Wrap-Up: A Calm, Helpful Monitoring Setup You’ll Actually Keep

So that quiet Monday morning? It doesn’t scare me anymore. With Prometheus collecting the story, Grafana drawing it clearly, and Uptime Kuma watching from the outside, I feel like I know my servers the way a barista knows their espresso machine—by the sound, the timing, the tiny shifts that tell you when it needs a little love. That’s the real win of a practical VPS monitoring and alerts setup: fewer surprises, faster fixes, and more confidence when traffic gets weird.

If you’re just starting, keep it simple. Install Node Exporter, stand up Prometheus, add Grafana, and build four panels you understand at a glance. Add three alerts that match your life: CPU sustained, disk space, and downtime. Then expand slowly—IOwait, queue depth, HTTP probe latency, status pages for your team. When you tighten the screws later (alert thresholds, mute times, silences, service-level burn alerts), you’ll be tuning something that already works, not fixing chaos.

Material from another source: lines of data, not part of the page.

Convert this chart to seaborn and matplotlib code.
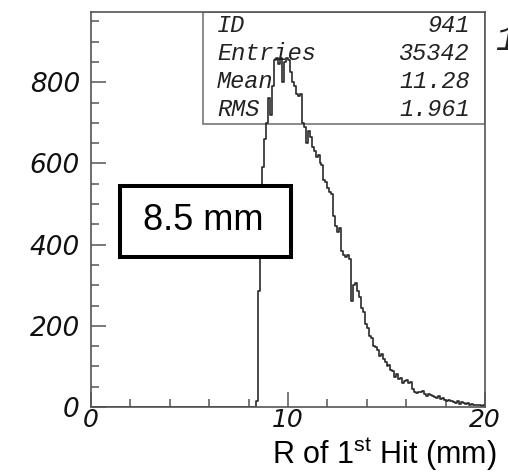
import numpy as np
import pandas as pd
import matplotlib
matplotlib.use("Agg")
import matplotlib.pyplot as plt
from matplotlib.patches import Rectangle
from matplotlib.ticker import MultipleLocator
import seaborn as sns

# ---- data ----
bin_width = 0.1
bin_start = 8.4
counts = [
    15, 285, 540, 590, 660, 700, 760, 720, 790, 855,
    860, 845, 860, 800, 850, 860, 855, 825, 800, 790,
    770, 765, 770, 700, 690, 650, 680, 665, 640, 630,
    615, 620, 600, 595, 560, 555, 540, 530, 525, 470,
    445, 430, 440, 385, 375, 370, 375, 365, 260, 300,
    305, 285, 270, 245, 235, 205, 195, 175, 170, 150,
    148, 140, 125, 130, 118, 110, 100, 104, 92, 88,
    75, 82, 68, 72, 60, 64, 66, 58, 62, 45,
    36, 34, 38, 36, 40, 32, 28, 33, 30, 26,
    24, 22, 27, 20, 22, 18, 16, 18, 14, 15,
    12, 10, 15, 8, 12, 10, 7, 9, 6, 8,
    5, 6, 4, 5, 3, 4,
]
stat_labels = ["ID", "Entries", "Mean", "RMS"]
stat_values = ["941", "35342", "11.28", "1.961"]
x_ticks = [0, 10, 20]
y_ticks = [0, 200, 400, 600, 800]
x_label = r"R of 1$^{\mathrm{st}}$ Hit (mm)"
box_label = "8.5 mm"

centers = bin_start + bin_width * (np.arange(len(counts)) + 0.5)
df = pd.DataFrame({"r": centers, "n": counts})

# ---- figure ----
sns.set_style("white")
plt.rcParams["mathtext.fontset"] = "custom"
plt.rcParams["mathtext.rm"] = "Liberation Sans"
plt.rcParams["mathtext.it"] = "Liberation Sans:italic"

W, H = 508, 472
fig = plt.figure(figsize=(W / 100, H / 100), dpi=100)
L, R, T, B = 91, 485, 12, 407
ax = fig.add_axes([L / W, 1 - B / H, (R - L) / W, (B - T) / H])

sns.histplot(data=df, x="r", weights="n", binwidth=bin_width, binrange=(0, 20),
             element="step", fill=False, color="#2a2a2a", linewidth=1.2, ax=ax)

ax.set_xlim(0, 20)
ax.set_ylim(0, 973)
ax.set_xlabel("")
ax.set_ylabel("")
ax.set_xticks(x_ticks)
ax.set_yticks(y_ticks)
ax.xaxis.set_minor_locator(MultipleLocator(2))
ax.yaxis.set_minor_locator(MultipleLocator(50))
ax.tick_params(which="major", direction="in", length=11, width=1.1,
               color="#555555", pad=1, labelsize=18, top=False, right=False,
               bottom=True, left=True)
ax.tick_params(which="minor", direction="in", length=6, width=1.1,
               color="#555555", top=False, right=False, bottom=True, left=True)
ax.tick_params(axis="y", which="major", pad=8, labelsize=19)
for lab in ax.get_xticklabels() + ax.get_yticklabels():
    lab.set_fontstyle("italic")
    lab.set_family("DejaVu Sans")
    lab.set_color("#111111")
for sp in ax.spines.values():
    sp.set_visible(True)
    sp.set_color("#555555")
    sp.set_linewidth(1.2)

# stats box
ax.add_patch(Rectangle((0.284, 0.716), 0.716, 0.284, transform=ax.transAxes,
                       fill=False, edgecolor="#777777", linewidth=1.2, zorder=1))
row_y = [0.965, 0.894, 0.823, 0.752]
for lab, val, yy in zip(stat_labels, stat_values, row_y):
    ax.text(0.320, yy, lab, transform=ax.transAxes, ha="left", va="center",
            family="Liberation Mono", style="italic", fontsize=17, color="#222222")
    ax.text(0.962, yy, val, transform=ax.transAxes, ha="right", va="center",
            family="Liberation Mono", style="italic", fontsize=17, color="#222222")

# 8.5 mm annotation box (figure pixel coordinates)
fig.patches.append(Rectangle((120 / W, 1 - 257 / H), 171 / W, 71 / H,
                             transform=fig.transFigure, fill=True,
                             facecolor="white", edgecolor="black",
                             linewidth=2.9, zorder=5))
fig.text(203 / W, 1 - 220 / H, box_label, ha="center", va="center",
         family="Liberation Sans", fontsize=26, color="black", zorder=6)

# x axis title
fig.text(497 / W, 1 - 464 / H, x_label, ha="right", va="baseline",
         family="Liberation Sans", fontsize=22, color="black")

# clipped title fragment at the right edge (cut off in the reference too)
fig.text(495 / W, 1 - 40 / H, "1", ha="left", va="center",
         family="Liberation Mono", style="italic", fontsize=26, color="#222222")

fig.savefig("out.png", dpi=100)
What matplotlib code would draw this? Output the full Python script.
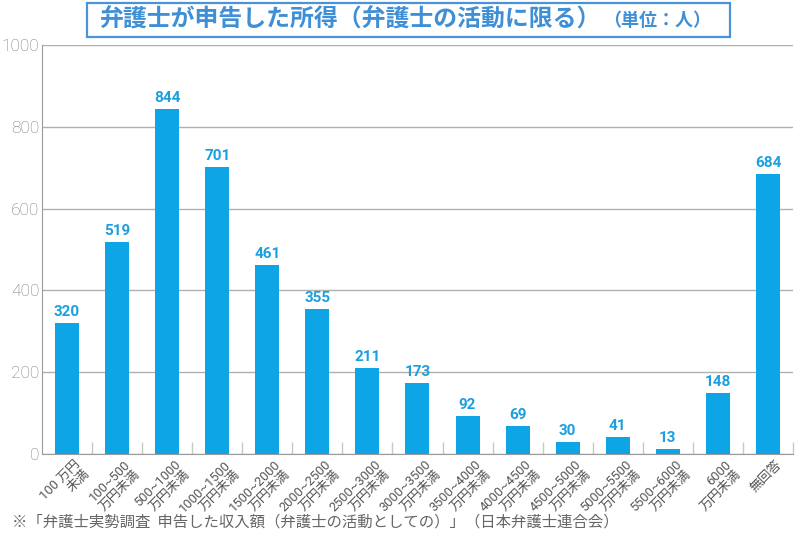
import matplotlib.pyplot as plt
import matplotlib.transforms as mtransforms
from matplotlib.patches import Rectangle

plt.rcParams['font.family'] = ['Noto Sans CJK JP', 'DejaVu Sans']

# data
categories = ['100 万円\n未満', '100~500\n万円未満', '500~1000\n万円未満', '1000~1500\n万円未満',
              '1500~2000\n万円未満', '2000~2500\n万円未満', '2500~3000\n万円未満', '3000~3500\n万円未満',
              '3500~4000\n万円未満', '4000~4500\n万円未満', '4500~5000\n万円未満', '5000~5500\n万円未満',
              '5500~6000\n万円未満', '6000\n万円未満', '無回答']
counts = [320, 519, 844, 701, 461, 355, 211, 173, 92, 69, 30, 41, 13, 148, 684]
yticks = [0, 200, 400, 600, 800, 1000]

bar_color = '#0ea5e6'
label_color = '#1b9fe0'
title_color = '#3f8fd6'

fig = plt.figure(figsize=(8.01, 5.33), dpi=100)
ax = fig.add_axes([0.0524, 0.1482, 0.9376, 0.7674])

x = list(range(len(categories)))
ax.bar(x, counts, width=0.48, color=bar_color, zorder=3)

for xi, v in zip(x, counts):
    ax.annotate(str(v), (xi, v), xytext=(0, 3), textcoords='offset points',
                ha='center', va='bottom', fontsize=11, fontweight='bold',
                color=label_color, family=['Roboto', 'DejaVu Sans'])

ax.set_xlim(-0.5, len(categories) - 0.5)
ax.set_ylim(0, 1000)
ax.set_yticks(yticks)
ax.set_yticklabels([str(t) for t in yticks], family=['Roboto', 'DejaVu Sans'],
                   fontsize=12.5, color='#7a7a7a', fontweight='light')
ax.tick_params(axis='y', length=0, pad=2)
ax.grid(axis='y', color='#b0b0b0', linewidth=1, zorder=0)

# category labels: Roboto for digits, Noto CJK for kana/kanji
ax.set_xticks(x)
ax.set_xticklabels(categories, rotation=45, ha='right', va='top', rotation_mode='anchor',
                   fontsize=9.3, color='#555555', linespacing=1.0,
                   family=['Roboto', 'Noto Sans CJK JP'])
ax.tick_params(axis='x', which='major', length=0, pad=3)
offset = mtransforms.ScaledTranslation(5 / 72, 0, fig.dpi_scale_trans)
for lbl in ax.get_xticklabels():
    lbl.set_transform(lbl.get_transform() + offset)

# separators between categories
ax.set_xticks([i + 0.5 for i in range(len(categories))], minor=True)
ax.tick_params(axis='x', which='minor', direction='in', length=9, width=1, color='#c8c8c8')

for s in ['top', 'right']:
    ax.spines[s].set_visible(False)
ax.spines['left'].set_color('#9a9a9a')
ax.spines['bottom'].set_color('#9a9a9a')

# title box
fig.patches.append(Rectangle((87 / 801, 1 - 37 / 533), (730 - 87) / 801, 34 / 533,
                             transform=fig.transFigure, fill=False,
                             edgecolor='#4a93da', linewidth=1.6))
fig.text(99 / 801, 1 - 20 / 533, '弁護士が申告した所得（弁護士の活動に限る）',
         ha='left', va='center', fontsize=17.2, fontweight='bold', color=title_color)
fig.text(711 / 801, 1 - 21 / 533, '（単位：人）', ha='right', va='center',
         fontsize=13, fontweight='bold', color=title_color)

fig.text(12 / 801, 1 - 522 / 533,
         '※「弁護士実勢調査  申告した収入額（弁護士の活動としての）」（日本弁護士連合会）',
         ha='left', va='center', fontsize=11.1, color='#666666')

fig.savefig('out.png', dpi=100)
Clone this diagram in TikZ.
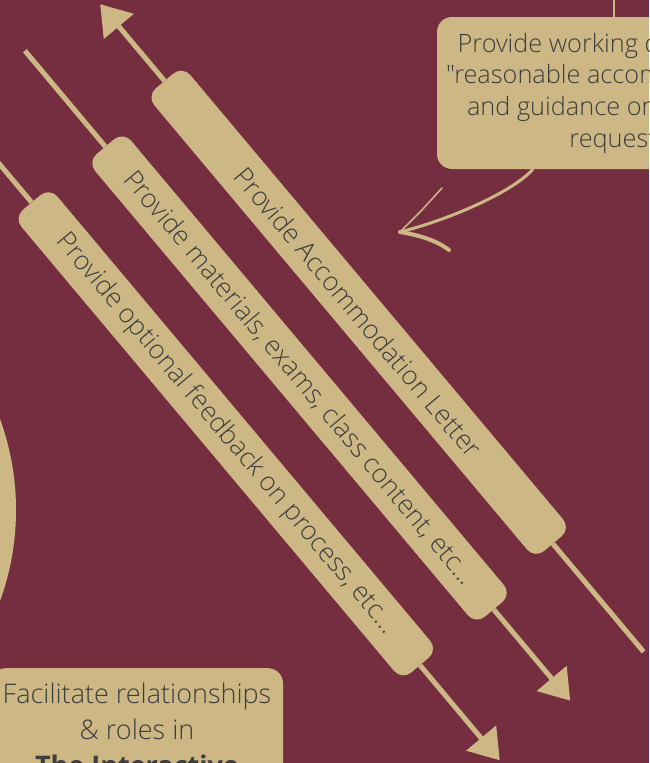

And don’t forget the bigger picture: metrics aren’t the goal; calmer days are. If you’re dealing with DDoS noise or bot swarms on a WordPress site, monitoring pairs beautifully with smart edge protection. I’ve shared my approach to layering Cloudflare, ModSecurity, and Fail2ban in the layered shield I trust for real projects. It all works together: watch carefully, defend wisely, and act early.

Wherever you start, start. Set the first panel, wire the first alert, and let the data teach you. Hope this was helpful! If you’ve got a story from your own setup—or a dashboard you’re proud of—I’d love to hear it next time. Until then, keep your graphs calm and your pages fast.

Frequently Asked Questions

Great question! For a single VPS or a tiny cluster, you can run Prometheus and Grafana on the same box to keep things simple. As you add more nodes or need higher retention, move them to a small dedicated monitoring VPS. You can migrate the data later—start small, iterate, and keep it simple.

I like to begin with CPU sustained high usage, disk space nearing full, and an external uptime check. Those three catch 80% of the surprises. Make the warning gentle and the critical strict, and add a dead-man’s switch so you’re alerted if metrics stop flowing. Start there, then layer in memory and IOwait once you’re comfortable.

They do different jobs. Uptime Kuma tells you if the outside world can reach your site and how fast it responds. Prometheus and Grafana tell you why performance changes—CPU, memory, disk, network, app behavior. Use both. For a good mental model of metrics, the official overviews for Prometheus and Grafana are worth a skim once you’ve got the basics running.